*WRITTEN PROBLEM*. Repeat, exactly and only, the lines from the beginning of the data through the line with "from matplotlib.ticker import". Pictures are left out.

*STORED DATA*.
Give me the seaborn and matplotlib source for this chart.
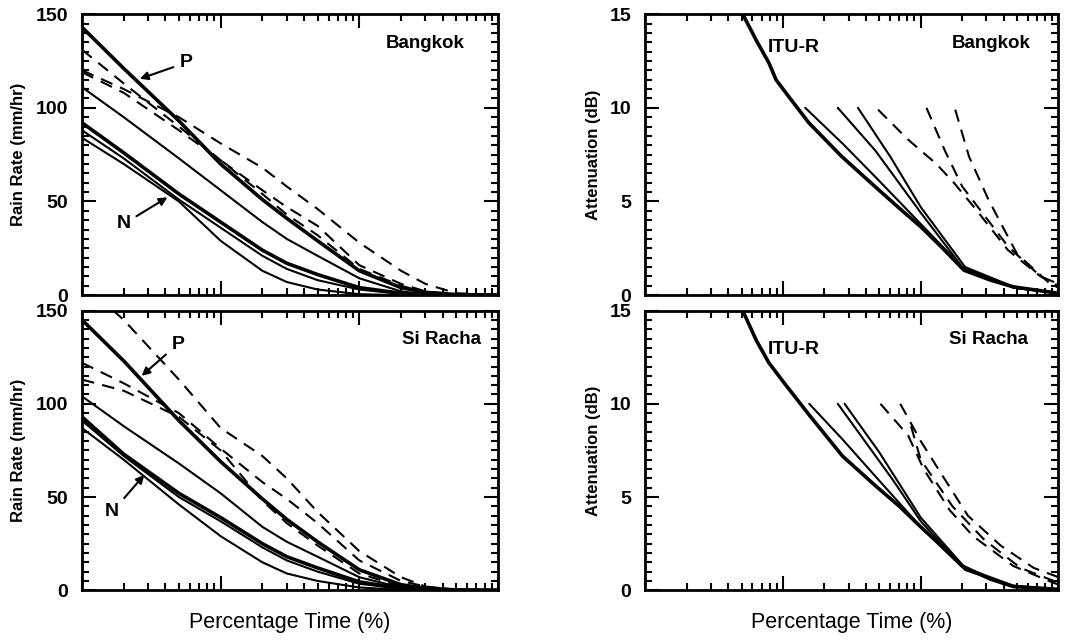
import numpy as np
import pandas as pd
import matplotlib.pyplot as plt
import seaborn as sns
from matplotlib.ticker import MultipleLocator, LogLocator, NullFormatter

# percentage time grid used by the rain rate curves
pct = [0.001, 0.002, 0.005, 0.01, 0.02, 0.03, 0.05, 0.1, 0.2, 0.3, 0.5, 1.0]

# Bangkok rain rate (mm/hr)
bkk_p = [143, 121, 93, 70, 51, 41, 29, 13, 4, 1.5, 0.3, 0]
bkk_s2 = [111, 95, 73, 56, 39, 30, 21, 9, 2, 0.5, 0, 0]
bkk_n = [92, 76, 54, 39, 24, 17, 11, 4, 1, 0.3, 0, 0]
bkk_s4 = [88, 73, 51, 36, 21, 14, 8, 3, 0.7, 0.2, 0, 0]
bkk_s5 = [84, 70, 50, 29, 13, 7, 3, 0.5, 0, 0, 0, 0]
bkk_d1 = [131, 113, 90, 72, 54, 43, 32, 14, 5, 1.5, 0.3, 0]
bkk_d2 = [119, 108, 88, 72, 56, 47, 37, 16, 6, 2, 0.3, 0]
bkk_d3 = [120, 110, 95, 81, 68, 58, 46, 28, 13, 6, 1, 0]

# Si Racha rain rate (mm/hr)
sr_p = [145, 123, 91, 69, 49, 38, 26, 11, 3, 1, 0.2, 0]
sr_s2 = [104, 88, 68, 52, 34, 26, 18, 7, 1.5, 0.4, 0, 0]
sr_n = [93, 73, 52, 39, 25, 18, 12, 4.5, 1, 0.3, 0, 0]
sr_s4 = [91, 72, 50, 37, 23, 16, 10, 3.5, 0.8, 0.2, 0, 0]
sr_s5 = [87, 70, 46, 29, 15, 9, 5, 1.5, 0.2, 0, 0, 0]
sr_d1 = [165, 145, 113, 87, 72, 60, 42, 21, 7, 2, 0.3, 0]
sr_d2 = [122, 111, 95, 76, 58, 49, 36, 16, 5, 2, 0.3, 0]
sr_d3 = [113, 107, 93, 75, 48, 36, 24, 9, 2, 0.5, 0, 0]

# Bangkok attenuation (dB)
bkk_itu_x = [0.004, 0.0051, 0.0064, 0.0079, 0.0089, 0.011, 0.0154, 0.0267, 0.0465,
             0.0684, 0.1, 0.14, 0.206, 0.321, 0.472, 1.0]
bkk_itu_y = [17, 15, 13.6, 12.4, 11.5, 10.6, 9.2, 7.4, 5.8, 4.7, 3.65, 2.6, 1.33,
             0.8, 0.44, 0.1]
bkk_a1_x = [0.0145, 0.027, 0.047, 0.1, 0.2, 0.47, 1.0]
bkk_a1_y = [10, 8.1, 6.3, 3.8, 1.5, 0.4, 0.1]
bkk_a2_x = [0.025, 0.047, 0.1, 0.2, 0.47, 1.0]
bkk_a2_y = [10, 7.7, 4.4, 1.5, 0.4, 0.1]
bkk_a3_x = [0.035, 0.06, 0.1, 0.21, 0.47, 1.0]
bkk_a3_y = [10, 7.4, 4.7, 1.5, 0.45, 0.1]
bkk_a4_x = [0.049, 0.081, 0.13, 0.174, 0.25, 0.43, 0.74, 1.0]
bkk_a4_y = [9.9, 8.3, 7.0, 6.0, 4.6, 2.4, 1.0, 0.5]
bkk_a5_x = [0.11, 0.15, 0.2, 0.43, 0.74, 1.0]
bkk_a5_y = [10, 7.7, 5.8, 2.6, 1.0, 0.6]
bkk_a6_x = [0.178, 0.224, 0.31, 0.5, 0.87, 1.0]
bkk_a6_y = [9.9, 7.4, 5.1, 2.2, 0.6, 0.4]

# Si Racha attenuation (dB)
sr_itu_x = [0.004, 0.0051, 0.0064, 0.0079, 0.01, 0.0155, 0.027, 0.047, 0.07, 0.1,
            0.14, 0.2, 0.32, 0.47, 1.0]
sr_itu_y = [17, 15, 13.4, 12.2, 11.2, 9.4, 7.2, 5.6, 4.5, 3.4, 2.4, 1.3, 0.6, 0.2, 0.05]
sr_a1_x = [0.0155, 0.027, 0.047, 0.1, 0.21, 0.47, 1.0]
sr_a1_y = [10, 8.1, 6.1, 3.4, 1.1, 0.2, 0.05]
sr_a2_x = [0.025, 0.047, 0.063, 0.1, 0.21, 0.47, 1.0]
sr_a2_y = [10, 7.2, 5.9, 3.7, 1.1, 0.2, 0.05]
sr_a3_x = [0.028, 0.05, 0.1, 0.21, 0.47, 1.0]
sr_a3_y = [10, 7.4, 3.9, 1.2, 0.25, 0.05]
sr_a4_x = [0.051, 0.081, 0.105, 0.162, 0.24, 0.47, 0.79, 1.0]
sr_a4_y = [10, 8.3, 6.5, 4.3, 2.9, 1.3, 0.6, 0.3]
sr_a5_x = [0.071, 0.1, 0.148, 0.22, 0.38, 0.66, 1.0]
sr_a5_y = [10, 8.0, 6.0, 4.0, 2.4, 1.2, 0.7]
sr_a6_x = [0.085, 0.1, 0.17, 0.29, 0.53, 1.0]
sr_a6_y = [8.8, 7.0, 4.5, 2.7, 1.2, 0.4]

sns.set_style("ticks", {"axes.edgecolor": "black", "text.color": "black",
                        "axes.labelcolor": "black", "xtick.color": "black",
                        "ytick.color": "black"})
plt.rcParams['font.family'] = ['Liberation Sans', 'DejaVu Sans']

fig = plt.figure(figsize=(10.79, 6.43), dpi=100)
ax_tl = fig.add_axes([0.076, 0.541, 0.3855, 0.437])
ax_bl = fig.add_axes([0.076, 0.082, 0.3855, 0.435])
ax_tr = fig.add_axes([0.598, 0.541, 0.383, 0.437])
ax_br = fig.add_axes([0.598, 0.082, 0.383, 0.435])


def curve(ax, x, y, dashed=False, thick=False):
    d = pd.DataFrame({"x": x, "y": y})
    sns.lineplot(data=d, x="x", y="y", ax=ax, color="black",
                 lw=2.6 if thick else 1.5, sort=False, estimator=None,
                 linestyle=(0, (6, 4)) if dashed else "-")


def style(ax, ymax, major, minor, ylabel, lab_x, place, place_x):
    ax.set_xscale("log")
    ax.set_xlim(0.001, 1)
    ax.set_ylim(0, ymax)
    ax.xaxis.set_major_locator(LogLocator(base=10))
    ax.xaxis.set_minor_locator(LogLocator(base=10, subs=np.arange(2, 10)))
    ax.xaxis.set_major_formatter(NullFormatter())
    ax.xaxis.set_minor_formatter(NullFormatter())
    ax.yaxis.set_major_locator(MultipleLocator(major))
    ax.yaxis.set_minor_locator(MultipleLocator(minor))
    ax.tick_params(which="both", direction="in", top=True, right=True, width=1.5,
                   color="black", labelcolor="black")
    ax.tick_params(which="major", length=10, labelsize=14, pad=10)
    ax.tick_params(which="minor", length=5)
    for lab in ax.get_yticklabels():
        lab.set_fontweight("bold")
    for s in ax.spines.values():
        s.set_linewidth(2)
        s.set_color("black")
    ax.set_xlabel("")
    ax.set_ylabel(ylabel, fontsize=12, fontweight="bold", color="black")
    ax.yaxis.set_label_coords(lab_x, 0.5)
    ax.text(place_x, 0.895, place, transform=ax.transAxes, ha="right", va="center",
            fontsize=13.5, fontweight="bold", color="black")


# rain rate panels
for ax, p, s2, n, s4, s5, d1, d2, d3 in [
        (ax_tl, bkk_p, bkk_s2, bkk_n, bkk_s4, bkk_s5, bkk_d1, bkk_d2, bkk_d3),
        (ax_bl, sr_p, sr_s2, sr_n, sr_s4, sr_s5, sr_d1, sr_d2, sr_d3)]:
    curve(ax, pct, p, thick=True)
    curve(ax, pct, s2)
    curve(ax, pct, n, thick=True)
    curve(ax, pct, s4)
    curve(ax, pct, s5)
    curve(ax, pct, d1, dashed=True)
    curve(ax, pct, d2, dashed=True)
    curve(ax, pct, d3, dashed=True)

style(ax_tl, 150, 50, 5, "Rain Rate (mm/hr)", -0.135, "Bangkok", 0.92)
style(ax_bl, 150, 50, 5, "Rain Rate (mm/hr)", -0.135, "Si Racha", 0.96)

arrow = dict(arrowstyle="-|>", color="black", lw=1.5, mutation_scale=12)
ax_tl.annotate("P", xy=(0.0025, 115), xytext=(0.0056, 124), fontsize=14,
               fontweight="bold", ha="center", va="center", arrowprops=arrow)
ax_tl.annotate("N", xy=(0.0043, 53), xytext=(0.002, 38), fontsize=14,
               fontweight="bold", ha="center", va="center", arrowprops=arrow)
ax_bl.annotate("P", xy=(0.0026, 114), xytext=(0.0049, 132), fontsize=14,
               fontweight="bold", ha="center", va="center", arrowprops=arrow)
ax_bl.annotate("N", xy=(0.0029, 63), xytext=(0.00165, 42), fontsize=14,
               fontweight="bold", ha="center", va="center", arrowprops=arrow)

# attenuation panels
for ax, series in [
        (ax_tr, [(bkk_itu_x, bkk_itu_y, False, True), (bkk_a1_x, bkk_a1_y, False, False),
                 (bkk_a2_x, bkk_a2_y, False, False), (bkk_a3_x, bkk_a3_y, False, False),
                 (bkk_a4_x, bkk_a4_y, True, False), (bkk_a5_x, bkk_a5_y, True, False),
                 (bkk_a6_x, bkk_a6_y, True, False)]),
        (ax_br, [(sr_itu_x, sr_itu_y, False, True), (sr_a1_x, sr_a1_y, False, False),
                 (sr_a2_x, sr_a2_y, False, False), (sr_a3_x, sr_a3_y, False, False),
                 (sr_a4_x, sr_a4_y, True, False), (sr_a5_x, sr_a5_y, True, False),
                 (sr_a6_x, sr_a6_y, True, False)])]:
    for x, y, dashed, thick in series:
        curve(ax, x, y, dashed=dashed, thick=thick)

style(ax_tr, 15, 5, 0.5, "Attenuation (dB)", -0.107, "Bangkok", 0.932)
style(ax_br, 15, 5, 0.5, "Attenuation (dB)", -0.107, "Si Racha", 0.925)
ax_tr.text(0.0078, 13.2, "ITU-R", fontsize=14, fontweight="bold", va="center")
ax_br.text(0.0078, 12.9, "ITU-R", fontsize=14, fontweight="bold", va="center")

ax_bl.set_xlabel("Percentage Time (%)", fontsize=15.5, labelpad=6, color="black")
ax_br.set_xlabel("Percentage Time (%)", fontsize=15.5, labelpad=6, color="black")

fig.savefig("out.png", dpi=100)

*THE COMPLETED TASK*.
Give me the seaborn and matplotlib source for this chart.
import numpy as np
import pandas as pd
import matplotlib.pyplot as plt
import seaborn as sns
from matplotlib.ticker import MultipleLocator, LogLocator, NullFormatter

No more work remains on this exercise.